William Gardner
William Gardner is an anthropologically trained archaeologist interested in studying ancient mobility (or mobile communities) from a comparative perspective. These interests stem from long-term research on ancient Mongolian mobile pastoralists and archaic hunter-gatherers of the Colorado Plateau. Dr. Gardner recently completed his Ph.D. at Yale University on early political complexity and community organization during the early Iron Age on the Mongolian steppe (ca. mid 1st millennium B.C.). As a postdoctoral associate, his research on Inner Asian political traditions has expanded to consider the interaction between coupled human/natural systems.

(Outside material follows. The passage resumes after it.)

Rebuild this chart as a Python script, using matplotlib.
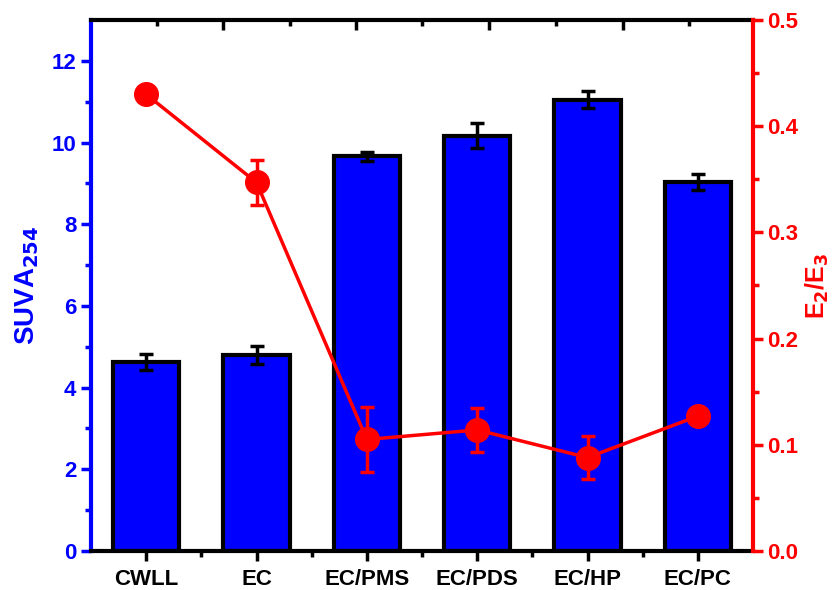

Dr. Gardner is currently part of a multi-disciplinary team from Yale University, Columbia University and the University of Alaska, that is researching human and climatic drivers of ecosystem change in northern Asia. Funded by the National Science Foundation’s Arctic Social Sciences program, this research looks to identify the connections between ecosystems, climate, human culture and sociopolitical organization that promotes sustainability in a coupled human/natural system. To study this issue the research group seeks to triangulate climate and social patterns with ecosystem functioning based on a combination of archaeological information, forestry records, and lake core data.
As Dr. Gardner moves forward with his career it is his goal to combine experience in both Central Eurasian and West U.S. archaeology to answer broader anthropological questions of how community building processes among mobile peoples are manifested in the archaeological record across space and over time.